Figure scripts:
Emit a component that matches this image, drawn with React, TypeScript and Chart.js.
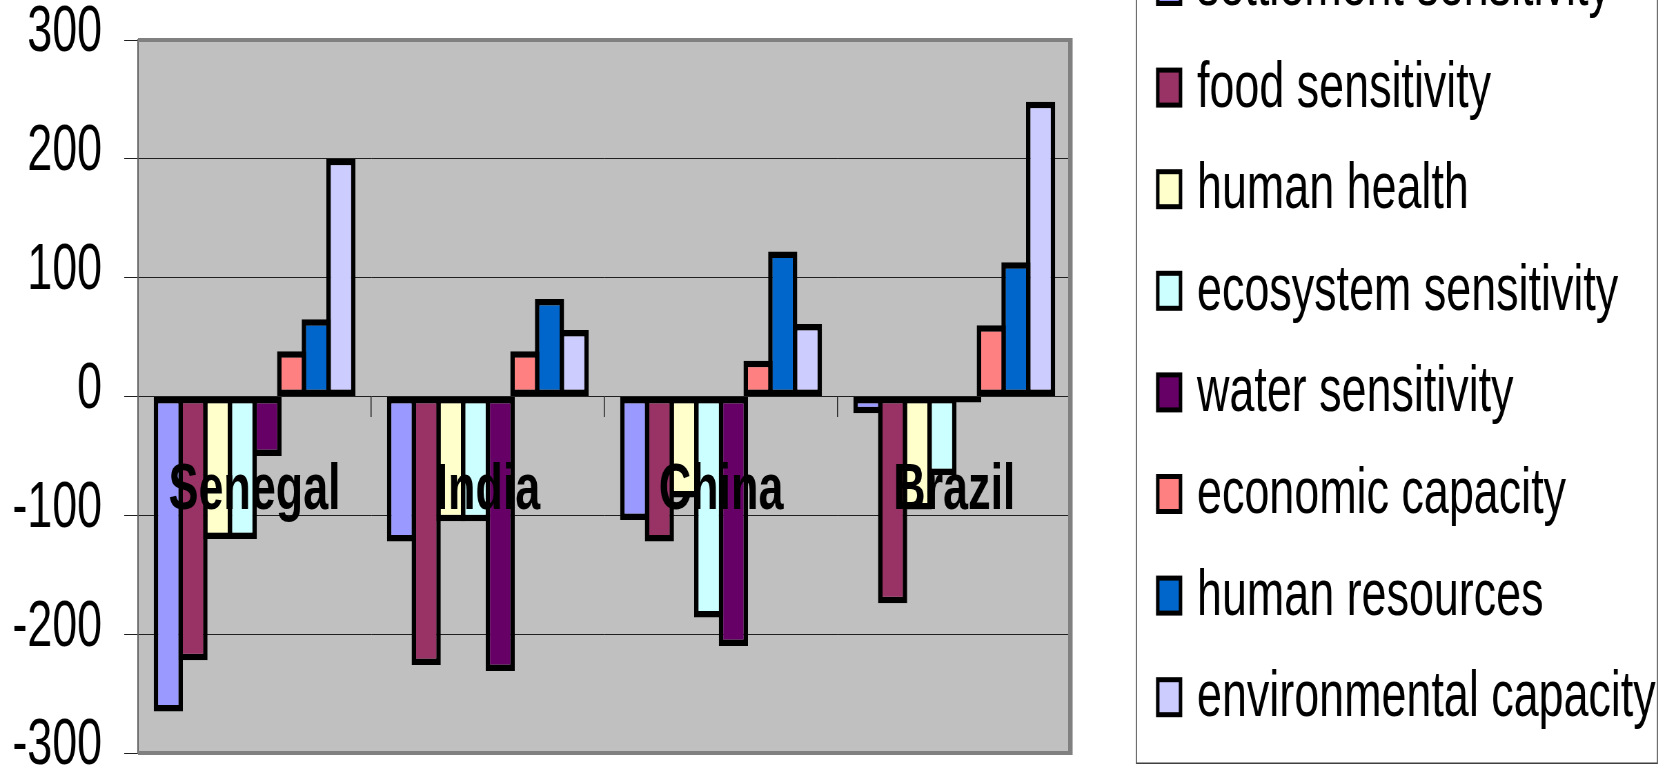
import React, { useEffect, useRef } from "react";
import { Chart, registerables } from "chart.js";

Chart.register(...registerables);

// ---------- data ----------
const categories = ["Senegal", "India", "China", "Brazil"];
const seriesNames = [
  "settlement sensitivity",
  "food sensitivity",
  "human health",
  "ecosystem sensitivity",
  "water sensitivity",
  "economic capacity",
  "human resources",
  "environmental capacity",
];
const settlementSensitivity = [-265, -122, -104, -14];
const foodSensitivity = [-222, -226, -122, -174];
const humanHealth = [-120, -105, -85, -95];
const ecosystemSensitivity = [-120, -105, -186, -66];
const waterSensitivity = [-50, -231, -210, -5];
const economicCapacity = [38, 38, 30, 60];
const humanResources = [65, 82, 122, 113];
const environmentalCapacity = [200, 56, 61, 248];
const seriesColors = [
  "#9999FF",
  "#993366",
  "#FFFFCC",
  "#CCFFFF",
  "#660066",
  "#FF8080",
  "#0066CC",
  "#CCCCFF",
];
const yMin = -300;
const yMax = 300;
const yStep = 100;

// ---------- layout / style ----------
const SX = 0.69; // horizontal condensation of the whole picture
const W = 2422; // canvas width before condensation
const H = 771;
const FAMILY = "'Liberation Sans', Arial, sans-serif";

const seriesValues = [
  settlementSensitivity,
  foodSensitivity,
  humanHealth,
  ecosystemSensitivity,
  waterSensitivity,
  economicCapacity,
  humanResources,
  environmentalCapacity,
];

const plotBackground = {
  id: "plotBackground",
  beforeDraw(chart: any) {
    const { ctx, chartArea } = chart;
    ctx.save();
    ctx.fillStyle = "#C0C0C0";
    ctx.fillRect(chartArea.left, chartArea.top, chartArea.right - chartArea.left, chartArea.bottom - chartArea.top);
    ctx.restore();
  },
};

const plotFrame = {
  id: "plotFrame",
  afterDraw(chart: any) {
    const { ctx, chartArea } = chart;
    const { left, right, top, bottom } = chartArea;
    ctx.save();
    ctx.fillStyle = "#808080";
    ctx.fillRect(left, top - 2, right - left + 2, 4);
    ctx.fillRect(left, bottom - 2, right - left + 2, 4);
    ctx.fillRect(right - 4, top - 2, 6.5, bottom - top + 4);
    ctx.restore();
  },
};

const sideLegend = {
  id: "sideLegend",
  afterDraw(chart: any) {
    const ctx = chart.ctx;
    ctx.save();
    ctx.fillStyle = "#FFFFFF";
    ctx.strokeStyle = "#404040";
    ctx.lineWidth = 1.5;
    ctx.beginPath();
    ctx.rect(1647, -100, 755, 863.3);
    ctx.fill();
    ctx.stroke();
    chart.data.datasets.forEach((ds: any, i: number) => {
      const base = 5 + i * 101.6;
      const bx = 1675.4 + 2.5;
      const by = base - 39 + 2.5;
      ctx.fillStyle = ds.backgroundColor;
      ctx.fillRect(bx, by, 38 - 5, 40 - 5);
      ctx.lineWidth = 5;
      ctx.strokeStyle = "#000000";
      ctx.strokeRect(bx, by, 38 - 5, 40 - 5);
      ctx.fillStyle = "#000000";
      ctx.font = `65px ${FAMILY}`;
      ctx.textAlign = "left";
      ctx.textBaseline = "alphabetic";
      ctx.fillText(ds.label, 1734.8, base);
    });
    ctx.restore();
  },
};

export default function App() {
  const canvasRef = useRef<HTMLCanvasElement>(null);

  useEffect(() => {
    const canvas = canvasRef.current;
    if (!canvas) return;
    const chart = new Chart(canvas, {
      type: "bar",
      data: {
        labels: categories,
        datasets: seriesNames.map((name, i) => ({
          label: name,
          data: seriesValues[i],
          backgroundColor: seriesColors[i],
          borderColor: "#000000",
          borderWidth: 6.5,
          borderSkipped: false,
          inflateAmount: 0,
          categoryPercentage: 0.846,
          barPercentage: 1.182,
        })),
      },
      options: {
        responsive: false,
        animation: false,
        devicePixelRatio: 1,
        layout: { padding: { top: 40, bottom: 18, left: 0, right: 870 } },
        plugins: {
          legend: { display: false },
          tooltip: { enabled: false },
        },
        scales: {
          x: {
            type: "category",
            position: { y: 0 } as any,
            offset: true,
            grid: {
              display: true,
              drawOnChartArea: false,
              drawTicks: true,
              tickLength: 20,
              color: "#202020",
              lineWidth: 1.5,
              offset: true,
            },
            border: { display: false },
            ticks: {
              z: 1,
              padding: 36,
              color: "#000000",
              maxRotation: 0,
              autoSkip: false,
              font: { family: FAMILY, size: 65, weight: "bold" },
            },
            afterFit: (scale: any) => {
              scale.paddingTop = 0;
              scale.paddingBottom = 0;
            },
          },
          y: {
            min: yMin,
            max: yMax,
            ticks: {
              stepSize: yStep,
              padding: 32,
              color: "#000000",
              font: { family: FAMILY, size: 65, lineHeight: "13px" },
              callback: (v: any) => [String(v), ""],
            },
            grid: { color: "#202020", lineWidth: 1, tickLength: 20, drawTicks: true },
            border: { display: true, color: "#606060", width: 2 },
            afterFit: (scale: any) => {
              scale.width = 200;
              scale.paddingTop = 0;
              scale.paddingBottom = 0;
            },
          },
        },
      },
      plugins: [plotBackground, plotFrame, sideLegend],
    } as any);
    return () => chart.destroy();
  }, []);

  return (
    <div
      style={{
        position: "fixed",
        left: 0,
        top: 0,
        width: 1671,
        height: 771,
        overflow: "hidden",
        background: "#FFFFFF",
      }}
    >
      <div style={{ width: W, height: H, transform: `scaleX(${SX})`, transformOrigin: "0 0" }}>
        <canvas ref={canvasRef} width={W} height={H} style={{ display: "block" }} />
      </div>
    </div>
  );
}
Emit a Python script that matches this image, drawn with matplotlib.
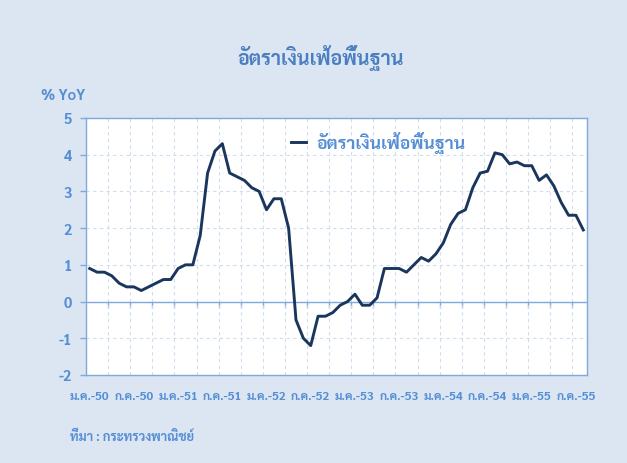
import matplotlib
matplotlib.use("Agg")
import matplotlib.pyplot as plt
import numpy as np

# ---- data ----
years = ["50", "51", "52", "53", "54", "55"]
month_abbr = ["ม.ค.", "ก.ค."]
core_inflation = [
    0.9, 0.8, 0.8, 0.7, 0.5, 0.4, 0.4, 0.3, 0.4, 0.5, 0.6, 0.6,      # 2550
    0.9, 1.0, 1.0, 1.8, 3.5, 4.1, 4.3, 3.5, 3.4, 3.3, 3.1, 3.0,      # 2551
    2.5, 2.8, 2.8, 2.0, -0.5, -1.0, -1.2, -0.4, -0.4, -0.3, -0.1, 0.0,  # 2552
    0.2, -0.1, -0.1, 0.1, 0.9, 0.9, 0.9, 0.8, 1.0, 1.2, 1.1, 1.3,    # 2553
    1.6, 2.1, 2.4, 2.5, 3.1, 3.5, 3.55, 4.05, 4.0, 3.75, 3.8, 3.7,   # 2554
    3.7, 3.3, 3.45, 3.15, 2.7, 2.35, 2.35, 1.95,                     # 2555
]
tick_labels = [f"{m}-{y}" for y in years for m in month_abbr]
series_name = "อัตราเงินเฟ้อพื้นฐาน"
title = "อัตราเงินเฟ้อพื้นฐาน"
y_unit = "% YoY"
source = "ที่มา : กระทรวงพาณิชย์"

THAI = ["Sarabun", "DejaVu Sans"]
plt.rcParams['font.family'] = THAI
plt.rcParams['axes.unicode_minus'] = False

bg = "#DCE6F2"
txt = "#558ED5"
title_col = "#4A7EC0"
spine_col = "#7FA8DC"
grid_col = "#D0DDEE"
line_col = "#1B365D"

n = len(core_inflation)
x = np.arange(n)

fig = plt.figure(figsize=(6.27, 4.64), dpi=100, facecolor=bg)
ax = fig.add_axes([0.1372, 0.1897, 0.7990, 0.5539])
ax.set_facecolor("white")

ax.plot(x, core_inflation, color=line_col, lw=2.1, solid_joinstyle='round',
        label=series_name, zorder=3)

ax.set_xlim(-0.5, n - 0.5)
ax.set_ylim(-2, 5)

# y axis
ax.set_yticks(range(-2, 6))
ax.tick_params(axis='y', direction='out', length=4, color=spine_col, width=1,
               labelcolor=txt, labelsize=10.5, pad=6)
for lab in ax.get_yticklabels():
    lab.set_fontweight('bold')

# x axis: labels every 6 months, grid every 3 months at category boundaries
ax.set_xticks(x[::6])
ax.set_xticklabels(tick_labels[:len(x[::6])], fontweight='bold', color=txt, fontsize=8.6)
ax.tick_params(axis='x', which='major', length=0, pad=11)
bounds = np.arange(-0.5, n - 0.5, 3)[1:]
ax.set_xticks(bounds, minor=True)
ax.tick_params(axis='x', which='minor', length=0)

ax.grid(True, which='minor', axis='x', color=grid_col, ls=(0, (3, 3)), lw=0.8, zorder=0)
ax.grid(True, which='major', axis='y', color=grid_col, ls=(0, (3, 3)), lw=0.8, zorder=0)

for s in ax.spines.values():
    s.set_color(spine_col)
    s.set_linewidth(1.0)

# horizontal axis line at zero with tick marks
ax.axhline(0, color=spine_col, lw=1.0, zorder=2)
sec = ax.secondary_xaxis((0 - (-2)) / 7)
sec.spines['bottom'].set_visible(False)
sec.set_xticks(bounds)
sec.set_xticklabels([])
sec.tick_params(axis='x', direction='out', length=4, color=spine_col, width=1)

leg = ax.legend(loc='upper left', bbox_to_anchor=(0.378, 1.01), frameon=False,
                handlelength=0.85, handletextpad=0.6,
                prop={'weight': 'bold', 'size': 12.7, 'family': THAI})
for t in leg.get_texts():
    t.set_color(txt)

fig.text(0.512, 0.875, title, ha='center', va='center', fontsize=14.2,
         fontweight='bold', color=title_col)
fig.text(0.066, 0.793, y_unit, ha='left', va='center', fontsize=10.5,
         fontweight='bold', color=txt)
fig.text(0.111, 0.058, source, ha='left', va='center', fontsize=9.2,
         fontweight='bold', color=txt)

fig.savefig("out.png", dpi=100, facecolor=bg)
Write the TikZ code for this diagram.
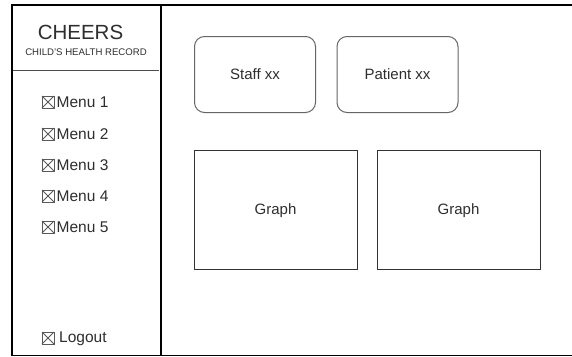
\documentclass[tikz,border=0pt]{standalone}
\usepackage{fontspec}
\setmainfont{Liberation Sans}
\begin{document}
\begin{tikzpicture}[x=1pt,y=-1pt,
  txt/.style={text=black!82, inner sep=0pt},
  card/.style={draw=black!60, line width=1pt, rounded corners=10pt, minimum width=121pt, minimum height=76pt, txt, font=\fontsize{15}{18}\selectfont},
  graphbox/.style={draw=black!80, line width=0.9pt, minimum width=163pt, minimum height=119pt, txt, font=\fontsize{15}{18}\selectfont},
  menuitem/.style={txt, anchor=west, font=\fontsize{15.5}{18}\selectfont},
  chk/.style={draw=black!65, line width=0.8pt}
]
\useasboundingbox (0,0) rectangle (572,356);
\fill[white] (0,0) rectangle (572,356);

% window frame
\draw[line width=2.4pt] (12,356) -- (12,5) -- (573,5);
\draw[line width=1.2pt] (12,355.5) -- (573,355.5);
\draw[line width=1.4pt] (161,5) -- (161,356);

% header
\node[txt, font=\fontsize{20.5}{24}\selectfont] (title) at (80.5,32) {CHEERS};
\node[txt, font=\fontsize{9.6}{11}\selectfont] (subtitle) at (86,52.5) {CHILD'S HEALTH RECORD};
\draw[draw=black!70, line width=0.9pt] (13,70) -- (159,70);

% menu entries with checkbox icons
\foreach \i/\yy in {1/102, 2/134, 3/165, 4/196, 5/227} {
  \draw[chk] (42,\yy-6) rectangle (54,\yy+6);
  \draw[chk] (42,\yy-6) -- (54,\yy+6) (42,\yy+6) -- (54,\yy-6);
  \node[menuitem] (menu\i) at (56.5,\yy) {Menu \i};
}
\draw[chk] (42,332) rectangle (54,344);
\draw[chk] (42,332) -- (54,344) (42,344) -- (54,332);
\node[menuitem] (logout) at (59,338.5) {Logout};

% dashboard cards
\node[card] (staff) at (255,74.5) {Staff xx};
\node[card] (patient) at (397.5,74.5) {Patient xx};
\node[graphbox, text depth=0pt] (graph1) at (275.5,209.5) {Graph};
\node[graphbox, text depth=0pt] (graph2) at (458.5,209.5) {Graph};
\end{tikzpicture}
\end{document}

WORK TO COMPLETE: Take the records above from their first line through the line with "Chart.register(...registerables);" and set those lines down word for word, minus the pictures.

WRITTEN RESPONSE:
Emit a component that matches this image, drawn with React, TypeScript and Chart.js.
import React, { useEffect, useRef } from "react";
import { Chart, registerables } from "chart.js";

Chart.register(...registerables);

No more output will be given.